Don't just take a guided tour that hits the "top 10" spots. That's how you end up with a surface-level understanding.

  • Visit the doors of Saint-Sauveur early: Go when the light is low. The shadows make the 16th-century carvings pop. Look for the Sibyls; they represent the fusion of pagan antiquity and Christian thought, which is the hallmark of the era.
  • Check out the Rue de la Verrerie: This street follows the old Roman road and was a major artery during the Renaissance. It’s narrow, yes, but look up at the window frames. You’ll see the "cross" windows (fenêtres à croisée) that were the height of 16th-century fashion.
  • The Archives: If you’re a nerd, the Archives Municipales house documents from the 1500s that show the daily grind of the city—everything from plague regulations to the costs of building the city walls.

The Renaissance Aix en Provence isn't a theme park. It's a ghost in the machine of a modern, bustling university town. You have to be willing to look past the gelato shops and the Zara to see the city that was trying to figure out how to be "modern" five hundred years ago.

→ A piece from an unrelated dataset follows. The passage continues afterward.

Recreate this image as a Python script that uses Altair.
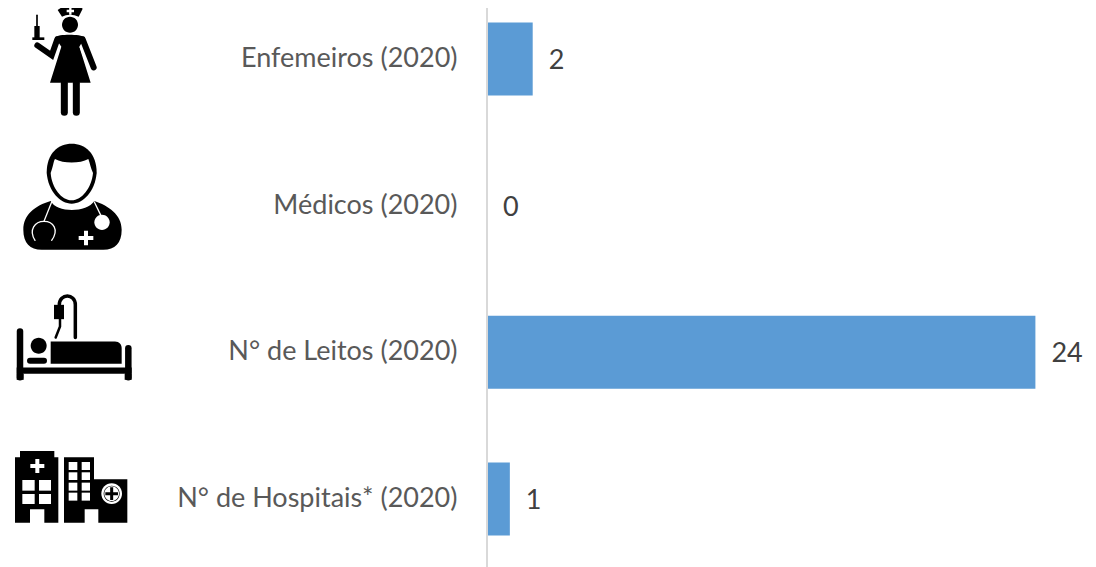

For those planning a visit, start your walk at the top of the Vieille Ville and work your way down. Notice the shift from the tight, winding medieval alleys to the slightly broader, more structured streets of the 16th-century expansions. Pay attention to the cornices on the buildings—those little decorative ledges under the rooflines. The more elaborate they are, the later the influence. It’s a visual timeline of a city that refused to stay in the dark ages.

Next Steps for Your Trip:
Download a high-resolution map of the Vieille Ville and highlight the Place des Prêcheurs and the Cathédrale Saint-Sauveur. Schedule your visit to the Cathedral for a weekday morning to avoid the crowds, specifically requesting to see the doors uncovered if they are protected. Spend an hour at the Musée Granet focusing specifically on the 14th–16th century rooms to see the stylistic shift in person. This provides the context needed to appreciate the architecture outside.